The switches 45 a-45 d are turned ON or OFF in order to control electrical connections of the respective wires 43 a-43 d extended from the voltage taps 42 a-42 d. Similarly to the zero-cross control, the switches 45 a-45 d are turned ON or OFF when a voltage waveform at the secondary side of the power transformer 41 crosses zero bolt (zero-cross). Thus, in the embodiment, for 1 cycle, resolution of the power control is only 4 ranks of 100%, 50%, 25% and 12.5%. However, in the embodiment, a unit of control is not 1 cycle but a plurality of cycles. In the unit of control, the switches 45 a-45 d are turned ON or OFF variously. Thus, the resolution of the power control can be increased.

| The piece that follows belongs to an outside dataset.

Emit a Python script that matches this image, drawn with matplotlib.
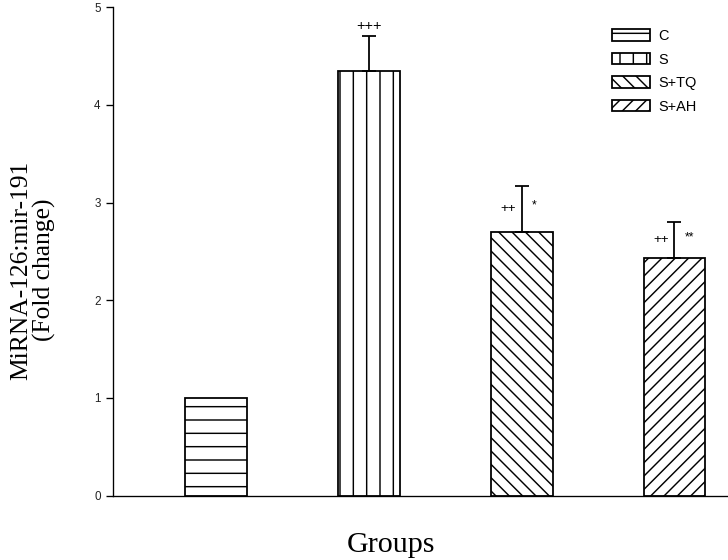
import matplotlib
matplotlib.use('Agg')
import matplotlib.pyplot as plt
import numpy as np

# values
groups = ["C", "S", "S+TQ", "S+AH"]
means = [1.0, 4.35, 2.70, 2.43]
errs = [0.0, 0.36, 0.47, 0.37]
hatches = ['-', '|', '\\\\', '//']
marks_left = ["", "+++", "++", "++"]
marks_right = ["", "", "*", "**"]

matplotlib.rcParams['hatch.linewidth'] = 1.3
matplotlib.rcParams['font.family'] = 'Liberation Sans'

dpi = 80
fig = plt.figure(figsize=(728 / dpi, 560 / dpi), dpi=dpi)
ax = fig.add_axes([0.155, 0.115, 0.845, 0.872])

x = np.arange(1, len(groups) + 1)
for i in range(len(groups)):
    ax.bar(x[i], means[i], width=0.405, color='white', edgecolor='black',
           linewidth=1.6, hatch=hatches[i], label=groups[i], zorder=2)
    if errs[i] > 0:
        ax.errorbar(x[i], means[i], yerr=[[0], [errs[i]]], fmt='none',
                    ecolor='black', elinewidth=1.6, capsize=6, capthick=1.6,
                    zorder=3)

# significance marks
for i in range(len(groups)):
    top = means[i] + errs[i]
    if marks_left[i] and not marks_right[i]:
        ax.text(x[i], top + 0.03, marks_left[i], ha='center', va='bottom',
                fontsize=13)
    else:
        if marks_left[i]:
            ax.text(x[i] - 0.035, means[i] + errs[i] * 0.5, marks_left[i],
                    ha='right', va='center', fontsize=12)
        if marks_right[i]:
            ax.text(x[i] + 0.07, means[i] + errs[i] * 0.58, marks_right[i],
                    ha='left', va='center', fontsize=11)

ax.set_xlim(0.327, 4.35)
ax.set_ylim(0, 5)
ax.set_yticks([0, 1, 2, 3, 4, 5])
ax.set_xticks([])
ax.spines['top'].set_visible(False)
ax.spines['right'].set_visible(False)
ax.spines['left'].set_linewidth(1.2)
ax.spines['bottom'].set_linewidth(1.2)
ax.tick_params(axis='y', direction='out', length=6, width=1.2, labelsize=10.5,
               pad=5, labelcolor='#222222')

ax.set_ylabel("MiRNA-126:mir-191\n(Fold change)", fontsize=23,
              family='Liberation Serif', linespacing=1.0)
ax.yaxis.set_label_coords(-0.093, 0.462)
ax.set_xlabel("Groups", fontsize=27, family='Liberation Serif')
ax.xaxis.set_label_coords(0.452, -0.074)

leg = ax.legend(loc='upper left', bbox_to_anchor=(612 / 728, 1 - 29 / 560),
                bbox_transform=fig.transFigure, frameon=False, borderpad=0,
                borderaxespad=0, fontsize=13, handlelength=2.65,
                handleheight=0.83, labelspacing=0.66, handletextpad=0.55)

plt.savefig('out.png', dpi=dpi)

In the embodiment, a pattern table is stored in the switching controller 50 in advance. The pattern table defines a correspondence of a plurality of output values and a plurality of switching patterns defining a voltage tap that should be selected if any in each of the plurality of cycles as the unit of control. Thus, the voltage tap that should be selected in each of the plurality of cycles in order to achieve the corresponding output value can be read from the switching controller 50. Then, the switch 45 corresponding to the read voltage tap is turned ON. According to the above steps, the power control can be conducted based on combinations of the voltage taps selected in each of the plurality of cycles as the unit of control. Thus, higher resolution can be achieved.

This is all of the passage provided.